=== EXTRACTED DATA ===
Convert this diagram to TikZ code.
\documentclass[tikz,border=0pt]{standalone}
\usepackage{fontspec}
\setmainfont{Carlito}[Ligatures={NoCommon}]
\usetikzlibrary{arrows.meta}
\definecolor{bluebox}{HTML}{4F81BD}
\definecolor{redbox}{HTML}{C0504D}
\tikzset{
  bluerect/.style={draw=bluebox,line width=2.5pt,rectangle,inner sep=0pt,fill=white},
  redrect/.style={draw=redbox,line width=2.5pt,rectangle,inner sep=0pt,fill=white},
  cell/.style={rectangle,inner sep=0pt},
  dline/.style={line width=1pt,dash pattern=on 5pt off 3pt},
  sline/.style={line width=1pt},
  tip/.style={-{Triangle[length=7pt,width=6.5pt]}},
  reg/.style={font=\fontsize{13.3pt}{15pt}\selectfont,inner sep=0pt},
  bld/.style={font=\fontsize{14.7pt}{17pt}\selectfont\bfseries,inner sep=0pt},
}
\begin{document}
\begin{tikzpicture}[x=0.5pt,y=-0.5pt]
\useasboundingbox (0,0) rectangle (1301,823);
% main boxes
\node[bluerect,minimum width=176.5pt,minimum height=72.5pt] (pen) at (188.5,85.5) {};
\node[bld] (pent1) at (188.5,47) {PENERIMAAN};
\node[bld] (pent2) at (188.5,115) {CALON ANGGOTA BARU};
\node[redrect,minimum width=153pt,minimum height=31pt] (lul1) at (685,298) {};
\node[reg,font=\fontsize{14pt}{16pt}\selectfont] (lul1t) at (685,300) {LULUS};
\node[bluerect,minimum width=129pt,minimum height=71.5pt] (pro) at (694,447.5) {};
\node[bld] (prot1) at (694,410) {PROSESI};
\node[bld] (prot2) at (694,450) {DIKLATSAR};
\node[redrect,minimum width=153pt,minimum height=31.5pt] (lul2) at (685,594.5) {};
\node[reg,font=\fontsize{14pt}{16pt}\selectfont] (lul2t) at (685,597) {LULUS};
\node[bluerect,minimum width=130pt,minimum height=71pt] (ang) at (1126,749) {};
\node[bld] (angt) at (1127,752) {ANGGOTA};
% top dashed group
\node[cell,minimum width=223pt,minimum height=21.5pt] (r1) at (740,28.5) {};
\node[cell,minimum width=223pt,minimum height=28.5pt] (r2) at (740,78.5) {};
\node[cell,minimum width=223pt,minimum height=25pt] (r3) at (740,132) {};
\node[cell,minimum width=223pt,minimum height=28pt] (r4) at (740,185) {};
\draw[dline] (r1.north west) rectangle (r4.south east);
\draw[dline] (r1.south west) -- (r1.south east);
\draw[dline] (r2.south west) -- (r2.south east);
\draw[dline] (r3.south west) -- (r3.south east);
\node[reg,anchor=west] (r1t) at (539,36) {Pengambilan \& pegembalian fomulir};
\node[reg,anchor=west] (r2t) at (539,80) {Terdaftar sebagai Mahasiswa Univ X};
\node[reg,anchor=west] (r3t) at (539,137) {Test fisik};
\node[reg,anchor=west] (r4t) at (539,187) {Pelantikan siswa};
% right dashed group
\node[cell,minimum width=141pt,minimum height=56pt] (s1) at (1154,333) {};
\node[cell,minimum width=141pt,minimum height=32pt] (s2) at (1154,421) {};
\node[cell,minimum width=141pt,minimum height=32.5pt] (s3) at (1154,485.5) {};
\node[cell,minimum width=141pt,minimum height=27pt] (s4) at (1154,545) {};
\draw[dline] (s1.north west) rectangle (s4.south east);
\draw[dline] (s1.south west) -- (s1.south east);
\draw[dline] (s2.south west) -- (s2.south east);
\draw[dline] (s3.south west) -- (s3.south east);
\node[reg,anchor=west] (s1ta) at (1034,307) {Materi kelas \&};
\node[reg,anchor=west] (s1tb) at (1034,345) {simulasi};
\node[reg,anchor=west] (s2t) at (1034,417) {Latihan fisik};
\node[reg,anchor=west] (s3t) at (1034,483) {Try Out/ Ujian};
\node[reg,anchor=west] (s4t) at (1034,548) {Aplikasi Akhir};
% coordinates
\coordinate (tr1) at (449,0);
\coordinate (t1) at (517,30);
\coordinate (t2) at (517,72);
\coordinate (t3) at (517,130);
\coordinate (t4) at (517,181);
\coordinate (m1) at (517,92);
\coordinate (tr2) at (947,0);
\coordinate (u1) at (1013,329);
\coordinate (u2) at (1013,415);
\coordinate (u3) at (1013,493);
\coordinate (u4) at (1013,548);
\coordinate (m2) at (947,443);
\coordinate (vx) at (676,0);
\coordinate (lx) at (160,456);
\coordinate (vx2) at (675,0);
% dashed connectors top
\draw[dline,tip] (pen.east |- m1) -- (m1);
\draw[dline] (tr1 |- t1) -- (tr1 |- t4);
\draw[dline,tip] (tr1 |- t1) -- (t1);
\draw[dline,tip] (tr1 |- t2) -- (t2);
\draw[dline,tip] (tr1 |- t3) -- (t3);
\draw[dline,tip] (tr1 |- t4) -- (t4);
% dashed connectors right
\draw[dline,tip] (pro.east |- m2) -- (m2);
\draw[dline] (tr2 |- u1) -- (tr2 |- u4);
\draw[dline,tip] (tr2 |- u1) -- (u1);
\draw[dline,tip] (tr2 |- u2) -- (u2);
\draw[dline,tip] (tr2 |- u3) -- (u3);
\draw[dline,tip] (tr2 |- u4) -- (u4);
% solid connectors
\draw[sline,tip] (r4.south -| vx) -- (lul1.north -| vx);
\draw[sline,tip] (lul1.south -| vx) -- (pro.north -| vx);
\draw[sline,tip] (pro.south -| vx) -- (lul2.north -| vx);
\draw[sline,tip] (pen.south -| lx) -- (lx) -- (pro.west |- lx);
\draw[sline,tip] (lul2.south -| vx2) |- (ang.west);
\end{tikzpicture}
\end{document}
===
=== EXTRACTED DATA ===
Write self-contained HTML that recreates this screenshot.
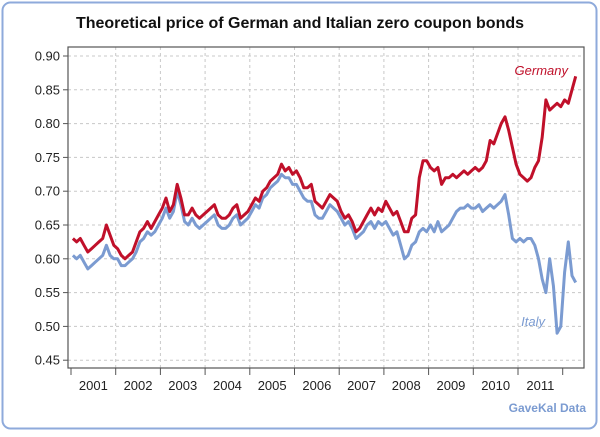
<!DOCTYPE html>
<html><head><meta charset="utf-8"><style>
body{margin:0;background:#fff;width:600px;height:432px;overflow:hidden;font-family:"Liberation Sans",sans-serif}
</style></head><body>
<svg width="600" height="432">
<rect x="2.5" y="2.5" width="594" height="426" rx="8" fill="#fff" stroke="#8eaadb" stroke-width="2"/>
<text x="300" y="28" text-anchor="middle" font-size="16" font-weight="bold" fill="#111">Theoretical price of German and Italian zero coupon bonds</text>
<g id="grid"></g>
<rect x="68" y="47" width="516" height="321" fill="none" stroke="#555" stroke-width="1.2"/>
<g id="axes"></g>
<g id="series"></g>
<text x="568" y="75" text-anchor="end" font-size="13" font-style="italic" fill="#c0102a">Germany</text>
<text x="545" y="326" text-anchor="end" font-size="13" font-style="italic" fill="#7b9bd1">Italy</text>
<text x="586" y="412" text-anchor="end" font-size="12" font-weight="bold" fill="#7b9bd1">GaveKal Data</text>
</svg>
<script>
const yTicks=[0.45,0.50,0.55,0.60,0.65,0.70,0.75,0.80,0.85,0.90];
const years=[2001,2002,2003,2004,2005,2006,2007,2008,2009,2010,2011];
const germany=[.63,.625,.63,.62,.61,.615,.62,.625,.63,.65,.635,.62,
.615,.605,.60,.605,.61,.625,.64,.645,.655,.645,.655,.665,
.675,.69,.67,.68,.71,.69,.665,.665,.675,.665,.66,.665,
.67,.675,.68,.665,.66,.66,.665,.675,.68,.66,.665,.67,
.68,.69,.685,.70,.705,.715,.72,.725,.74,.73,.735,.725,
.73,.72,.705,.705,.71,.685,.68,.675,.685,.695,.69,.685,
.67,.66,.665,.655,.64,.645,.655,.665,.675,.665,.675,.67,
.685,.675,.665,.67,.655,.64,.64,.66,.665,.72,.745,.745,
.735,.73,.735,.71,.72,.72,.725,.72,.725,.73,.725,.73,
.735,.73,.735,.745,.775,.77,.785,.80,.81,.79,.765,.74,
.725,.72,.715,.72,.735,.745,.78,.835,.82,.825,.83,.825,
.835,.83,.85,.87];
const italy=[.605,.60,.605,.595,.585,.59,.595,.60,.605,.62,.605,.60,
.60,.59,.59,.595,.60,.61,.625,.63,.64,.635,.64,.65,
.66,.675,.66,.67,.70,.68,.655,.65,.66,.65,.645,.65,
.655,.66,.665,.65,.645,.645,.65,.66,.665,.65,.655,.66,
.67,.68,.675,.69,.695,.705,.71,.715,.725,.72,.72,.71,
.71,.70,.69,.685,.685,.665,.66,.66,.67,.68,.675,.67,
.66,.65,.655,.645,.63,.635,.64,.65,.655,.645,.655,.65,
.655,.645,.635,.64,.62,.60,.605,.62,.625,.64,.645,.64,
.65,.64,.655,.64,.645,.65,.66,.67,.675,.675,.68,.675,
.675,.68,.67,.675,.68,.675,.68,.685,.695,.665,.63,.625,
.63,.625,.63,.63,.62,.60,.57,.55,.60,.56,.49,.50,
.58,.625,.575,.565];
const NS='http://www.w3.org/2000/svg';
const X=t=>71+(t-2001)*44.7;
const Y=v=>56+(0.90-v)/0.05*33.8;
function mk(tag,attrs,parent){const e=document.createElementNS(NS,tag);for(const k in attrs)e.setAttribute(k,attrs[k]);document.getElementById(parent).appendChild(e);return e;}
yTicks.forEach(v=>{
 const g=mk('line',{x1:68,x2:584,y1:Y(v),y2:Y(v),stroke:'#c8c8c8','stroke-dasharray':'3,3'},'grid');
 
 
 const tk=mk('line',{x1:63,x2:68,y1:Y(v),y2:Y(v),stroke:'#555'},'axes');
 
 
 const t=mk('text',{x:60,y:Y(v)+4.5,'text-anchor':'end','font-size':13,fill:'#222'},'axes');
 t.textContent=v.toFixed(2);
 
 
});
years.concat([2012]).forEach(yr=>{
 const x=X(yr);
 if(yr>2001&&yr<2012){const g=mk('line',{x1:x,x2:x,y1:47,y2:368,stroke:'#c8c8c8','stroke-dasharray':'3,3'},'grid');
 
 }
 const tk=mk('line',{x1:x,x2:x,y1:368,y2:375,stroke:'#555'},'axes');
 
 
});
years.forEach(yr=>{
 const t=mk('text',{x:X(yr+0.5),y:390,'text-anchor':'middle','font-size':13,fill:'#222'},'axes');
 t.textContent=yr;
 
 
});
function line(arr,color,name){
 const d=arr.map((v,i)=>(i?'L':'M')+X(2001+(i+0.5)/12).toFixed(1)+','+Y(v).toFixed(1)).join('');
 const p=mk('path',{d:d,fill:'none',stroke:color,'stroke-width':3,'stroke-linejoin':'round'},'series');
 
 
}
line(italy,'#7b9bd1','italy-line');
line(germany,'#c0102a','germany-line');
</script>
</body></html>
===
PROBLEM DESCRIPTION: Each line holding the word "this" counts once; report the total and nothing else.

TASK RESULT: 2